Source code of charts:
--

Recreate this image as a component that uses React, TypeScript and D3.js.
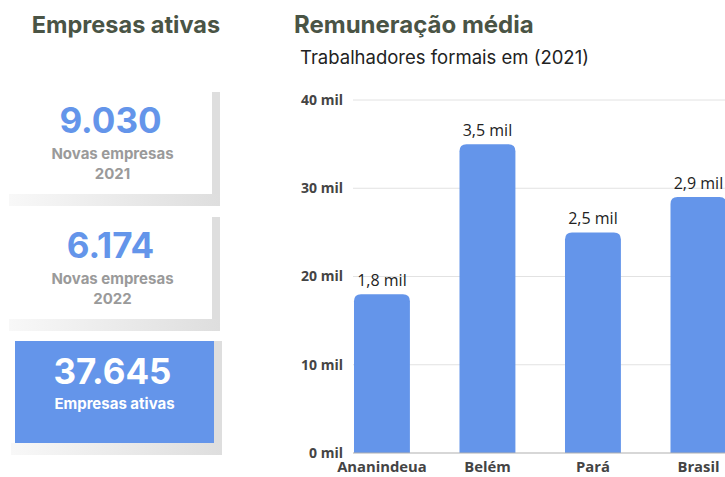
import * as d3 from 'd3';
import type { FC } from 'react';

// dados do gráfico
const categories = ['Ananindeua', 'Belém', 'Pará', 'Brasil'];
const values = [18, 35, 25, 29];
const valueLabels = ['1,8 mil', '3,5 mil', '2,5 mil', '2,9 mil'];
const yTicks = [0, 10, 20, 30, 40];

// cartões à esquerda
const cardNumbers = ['9.030', '6.174', '37.645'];
const cardLines = [['Novas empresas', '2021'], ['Novas empresas', '2022'], ['Empresas ativas']];

const W = 725;
const H = 477;
const blue = '#6495ea';
const titleColor = '#4a5445';

const margin = { top: 100, bottom: 24, left: 353 };

const topRoundedBar = (x: number, y: number, w: number, h: number, r: number) => {
	const rr = Math.min(r, h, w / 2);
	return `M${x},${y + h}V${y + rr}Q${x},${y} ${x + rr},${y}H${x + w - rr}Q${x + w},${y} ${x + w},${y + rr}V${y + h}Z`;
};

const Card: FC<{ i: number; x: number; y: number; highlighted?: boolean }> = ({ i, x, y, highlighted }) => {
	const w = 199;
	const h = 102;
	const cx = x + w / 2;
	return (
		<g>
			{/* sombra à direita e abaixo */}
			<rect x={x + w} y={y} width={8} height={h + 12} fill="#dedede" />
			<rect x={x - 4} y={y + h} width={w + 12} height={12} fill="url(#shadowGrad)" />
			<line x1={x} x2={x + w} y1={y + 0.5} y2={y + 0.5} stroke="#eeeeee" />
			<rect x={x} y={y} width={w} height={h} fill={highlighted ? blue : '#ffffff'} />
			<text
				x={cx - 2}
				y={y + (highlighted ? 43 : 41)}
				textAnchor="middle"
				fontFamily="Inter, 'Open Sans', sans-serif"
				fontWeight={700}
				fontSize={35}
				fill={highlighted ? '#ffffff' : blue}
			>
				{cardNumbers[i]}
			</text>
			{cardLines[i].map((line, j) => (
				<text
					key={j}
					x={cx}
					y={y + (highlighted ? 68 : 67) + j * 20}
					textAnchor="middle"
					fontFamily="Inter, 'Open Sans', sans-serif"
					fontWeight={700}
					fontSize={highlighted ? 15 : 15}
					fill={highlighted ? '#ffffff' : '#9a9a9a'}
				>
					{line}
				</text>
			))}
		</g>
	);
};

export default function App() {
	const scaleX = d3.scaleBand<string>().domain(categories).range([329.2, 751.2]).paddingInner(0.47).paddingOuter(0.235);
	const scaleY = d3.scaleLinear().domain([0, 40]).range([H - margin.bottom, margin.top]);
	const bw = scaleX.bandwidth();

	return (
		<svg width={W} height={H} style={{ position: 'absolute', left: 0, top: 0, background: '#fff' }}>
			<defs>
				<linearGradient id="shadowGrad" x1="0" x2="1" y1="0" y2="0">
					<stop offset="0" stopColor="#f8f8f8" />
					<stop offset="1" stopColor="#dedede" />
				</linearGradient>
			</defs>

			{/* painel esquerdo */}
			<text x={126} y={33} textAnchor="middle" fontFamily="Inter, sans-serif" fontWeight={700} fontSize={23.5} fill={titleColor}>
				Empresas ativas
			</text>
			<Card i={0} x={13} y={92} />
			<Card i={1} x={13} y={217} />
			<Card i={2} x={15} y={341} highlighted />

			{/* painel direito */}
			<text x={294} y={33} fontFamily="Inter, sans-serif" fontWeight={700} fontSize={24} fill={titleColor}>
				Remuneração média
			</text>
			<text x={300} y={64} fontFamily="Inter, sans-serif" fontSize={18.5} fill="#222">
				Trabalhadores formais em (2021)
			</text>

			{yTicks.map((t) => (
				<g key={t}>
					{t > 0 && <line x1={margin.left} x2={W} y1={scaleY(t)} y2={scaleY(t)} stroke="#e2e2e2" strokeWidth={1} />}
					<text
						x={343}
						y={scaleY(t)}
						dy="0.35em"
						textAnchor="end"
						fontFamily="'Open Sans', sans-serif"
						fontWeight={700}
						fontSize={14}
						fill="#444"
					>
						{t} mil
					</text>
				</g>
			))}

			{categories.map((c, i) => {
				const x = scaleX(c)!;
				const y = scaleY(values[i]);
				return (
					<g key={c}>
						<path d={topRoundedBar(x, y, bw, scaleY(0) - y, 7)} fill={blue} />
						<text
							x={x + bw / 2}
							y={y - 8}
							textAnchor="middle"
							fontFamily="'Open Sans', sans-serif"
							fontSize={16}
							fill="#222"
						>
							{valueLabels[i]}
						</text>
						<text
							x={x + bw / 2}
							y={472}
							textAnchor="middle"
							fontFamily="'Open Sans', sans-serif"
							fontWeight={700}
							fontSize={14.8}
							fill="#444"
						>
							{c}
						</text>
					</g>
				);
			})}

			<line x1={margin.left} x2={W} y1={scaleY(0)} y2={scaleY(0)} stroke="#b0b0b0" strokeWidth={1.2} />
		</svg>
	);
}
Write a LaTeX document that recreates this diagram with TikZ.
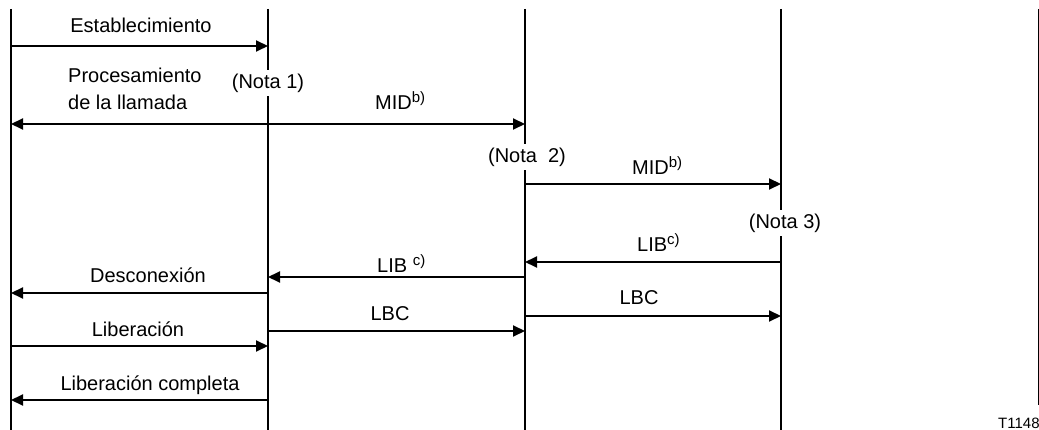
\documentclass[tikz,border=0pt]{standalone}
\usepackage{fontspec}
\setmainfont{Liberation Sans}
\usetikzlibrary{arrows.meta}
\newcommand{\supr}[1]{\raisebox{7.5pt}{\fontsize{15}{15}\selectfont #1}}
\begin{document}
\begin{tikzpicture}[x=1pt,y=-1pt,
  life/.style={line width=2pt},
  msg/.style={line width=2pt,-{Triangle[length=12pt,width=11pt]}},
  msgb/.style={line width=2pt,{Triangle[length=12pt,width=11pt]}-{Triangle[length=12pt,width=11pt]}},
  lbl/.style={font=\fontsize{20}{24}\selectfont, anchor=base, inner sep=0pt},
  note/.style={font=\fontsize{20}{24}\selectfont, fill=white, inner xsep=0pt, inner ysep=4pt}]
\useasboundingbox (0,0) rectangle (1039,430);
% lifelines
\coordinate (A0) at (11,9);   \coordinate (A9) at (11,430);
\coordinate (B0) at (268,9);  \coordinate (B9) at (268,430);
\coordinate (C0) at (525,9);  \coordinate (C9) at (525,430);
\coordinate (D0) at (781,9);  \coordinate (D9) at (781,430);
\coordinate (R0) at (1038,9); \coordinate (R9) at (1038,405);
\draw[life] (A0) -- (A9);
\draw[life] (B0) -- (B9);
\draw[life] (C0) -- (C9);
\draw[life] (D0) -- (D9);
\draw[line width=1pt] (R0) -- (R9);
% notes
\node[note] (n1) at (268,83) {(Nota 1)};
\node[note] (n2) at (527,157) {(Nota\ \ 2)};
\node[note] (n3) at (785,223) {(Nota 3)};
% message end points
\coordinate (e1) at (11,46);   \coordinate (e2) at (268,46);
\coordinate (p1) at (11,124);  \coordinate (p2) at (525,124);
\coordinate (m1) at (525,184); \coordinate (m2) at (781,184);
\coordinate (l1) at (781,262); \coordinate (l2) at (525,262);
\coordinate (k1) at (525,277); \coordinate (k2) at (268,277);
\coordinate (d1) at (268,293); \coordinate (d2) at (11,293);
\coordinate (c1) at (525,316); \coordinate (c2) at (781,316);
\coordinate (b1) at (268,331); \coordinate (b2) at (525,331);
\coordinate (r1) at (11,346);  \coordinate (r2) at (268,346);
\coordinate (f1) at (268,400); \coordinate (f2) at (11,400);
\draw[msg] (e1) -- (e2);
\draw[msgb] (p1) -- (p2);
\draw[msg] (m1) -- (m2);
\draw[msg] (l1) -- (l2);
\draw[msg] (k1) -- (k2);
\draw[msg] (d1) -- (d2);
\draw[msg] (c1) -- (c2);
\draw[msg] (b1) -- (b2);
\draw[msg] (r1) -- (r2);
\draw[msg] (f1) -- (f2);
% labels
\node[lbl] (t1) at (141,33) {Establecimiento};
\node[lbl, anchor=base west] (t2) at (68,83) {Procesamiento};
\node[lbl, anchor=base west] (t3) at (68,110) {de la llamada};
\node[lbl, anchor=base west] (t4) at (375,110) {MID\supr{b)}};
\node[lbl, anchor=base west] (t5) at (632,175) {MID\supr{b)}};
\node[lbl, anchor=base west] (t6) at (637,252) {LIB\supr{c)}};
\node[lbl, anchor=base west] (t7) at (377,273) {LIB \supr{c)}};
\node[lbl] (t8) at (148,283) {Desconexión};
\node[lbl] (t9) at (639,305) {LBC};
\node[lbl] (t10) at (390,321) {LBC};
\node[lbl] (t11) at (138,337) {Liberación};
\node[lbl] (t12) at (150,390) {Liberación completa};
\node[anchor=base west, inner sep=0pt, font=\fontsize{15}{17}\selectfont] (id) at (998,428) {T1148};
\end{tikzpicture}
\end{document}
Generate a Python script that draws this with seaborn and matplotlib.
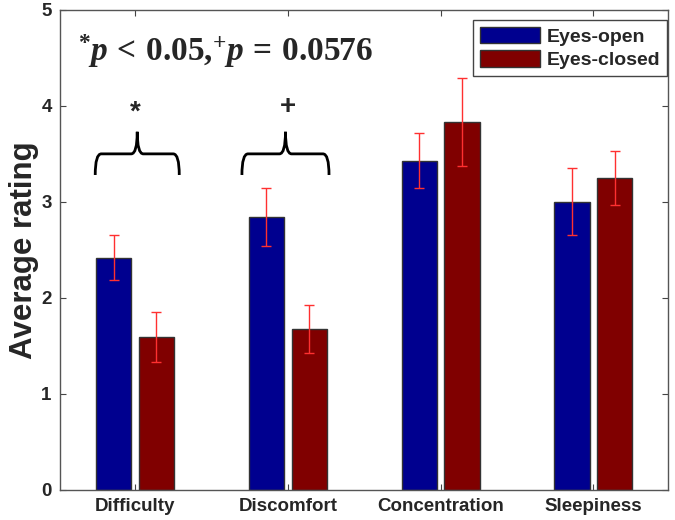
import matplotlib
matplotlib.use("Agg")
import matplotlib.pyplot as plt
from matplotlib.path import Path
from matplotlib.patches import PathPatch, Patch
import seaborn as sns
import pandas as pd

# values
categories = ["Difficulty", "Discomfort", "Concentration", "Sleepiness"]
conditions = ["Eyes-open", "Eyes-closed"]
eyes_open = [2.42, 2.84, 3.43, 3.00]
eyes_closed = [1.59, 1.68, 3.83, 3.25]
err_open = [0.23, 0.30, 0.29, 0.35]
err_closed = [0.26, 0.25, 0.46, 0.28]
colors = ["#00008F", "#800000"]

df = pd.DataFrame({
    "category": categories * 2,
    "condition": [conditions[0]] * 4 + [conditions[1]] * 4,
    "rating": eyes_open + eyes_closed,
})

sns.set_style("ticks")
plt.rcParams["font.family"] = ["Liberation Sans", "DejaVu Sans"]
plt.rcParams["mathtext.fontset"] = "custom"
plt.rcParams["mathtext.rm"] = "Liberation Serif:bold"
plt.rcParams["mathtext.it"] = "Liberation Serif:bold:italic"
plt.rcParams["mathtext.bf"] = "Liberation Serif:bold"

fig = plt.figure(figsize=(6.75, 5.2), dpi=100)
ax = fig.add_axes([0.089, 0.058, 0.901, 0.923])

sns.barplot(data=df, x="category", y="rating", hue="condition",
            palette=colors, width=0.56, gap=0.18, edgecolor="#333333",
            linewidth=1.0, saturation=1, errorbar=None, ax=ax, legend=False)

# error bars
for cont, errs in zip(ax.containers, [err_open, err_closed]):
    for bar, e in zip(cont, errs):
        xc = bar.get_x() + bar.get_width() / 2
        ax.errorbar(xc, bar.get_height(), yerr=e, color="#ff3030",
                    elinewidth=1.0, capsize=3.5, capthick=1.0, zorder=5)


def brace(ax, x0, x1, y_low, y_mid, y_tip):
    xc = (x0 + x1) / 2
    r = 0.04
    verts = [(x0, y_low), (x0, y_mid), (x0 + r, y_mid),
             (xc - r, y_mid), (xc, y_mid), (xc, y_tip),
             (xc, y_mid), (xc + r, y_mid),
             (x1 - r, y_mid), (x1, y_mid), (x1, y_low)]
    codes = [Path.MOVETO, Path.CURVE3, Path.CURVE3,
             Path.LINETO, Path.CURVE3, Path.CURVE3,
             Path.CURVE3, Path.CURVE3,
             Path.LINETO, Path.CURVE3, Path.CURVE3]
    ax.add_patch(PathPatch(Path(verts, codes), fill=False, lw=2.0,
                           edgecolor="black", zorder=6))


brace(ax, -0.26, 0.29, 3.28, 3.50, 3.73)
brace(ax, 0.70, 1.27, 3.28, 3.50, 3.73)
ax.text(0.0, 3.93, "*", ha="center", va="center", fontsize=20, fontweight="bold")
ax.text(1.0, 3.99, "+", ha="center", va="center", fontsize=20, fontweight="bold")

ax.text(0.59, 4.57, r"$^{*}p\,<\,0.05{,}^{+}p\,=\,0.0576$",
        ha="center", va="center", fontsize=24)

ax.set_xlim(-0.49, 3.49)
ax.set_ylim(0, 5)
ax.set_yticks([0, 1, 2, 3, 4, 5])
ax.set_xlabel("")
ax.set_ylabel("Average rating", fontsize=22.5, fontweight="bold", labelpad=2)
for lab in ax.get_xticklabels() + ax.get_yticklabels():
    lab.set_fontweight("bold")
    lab.set_fontsize(13.5)
ax.tick_params(direction="in", length=4, width=0.8, color="#444444",
               top=True, right=True, pad=6)
for sp in ax.spines.values():
    sp.set_visible(True)
    sp.set_color("#555555")
    sp.set_linewidth(1.0)

handles = [Patch(facecolor=c, edgecolor="#333333", label=l)
           for c, l in zip(colors, conditions)]
leg = ax.legend(handles=handles, loc="upper right", bbox_to_anchor=(0.998, 0.979),
                borderaxespad=0, fancybox=False, framealpha=1, edgecolor="#444444",
                handlelength=3.1, handleheight=0.9, handletextpad=0.35,
                labelspacing=0.25, borderpad=0.35,
                prop={"weight": "bold", "size": 14})
leg.get_frame().set_linewidth(1.0)

fig.savefig("out.png", dpi=100)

--

> _PROBLEM_
Return only the lines running from the top of the data to the line that holds "const yTicks = [0, 10, 20, 30, 40];". Include both of those lines, but skip the pictures.

> _EXPECTED ANSWER_
Recreate this image as a component that uses React, TypeScript and D3.js.
import * as d3 from 'd3';
import type { FC } from 'react';

// dados do gráfico
const categories = ['Ananindeua', 'Belém', 'Pará', 'Brasil'];
const values = [18, 35, 25, 29];
const valueLabels = ['1,8 mil', '3,5 mil', '2,5 mil', '2,9 mil'];
const yTicks = [0, 10, 20, 30, 40];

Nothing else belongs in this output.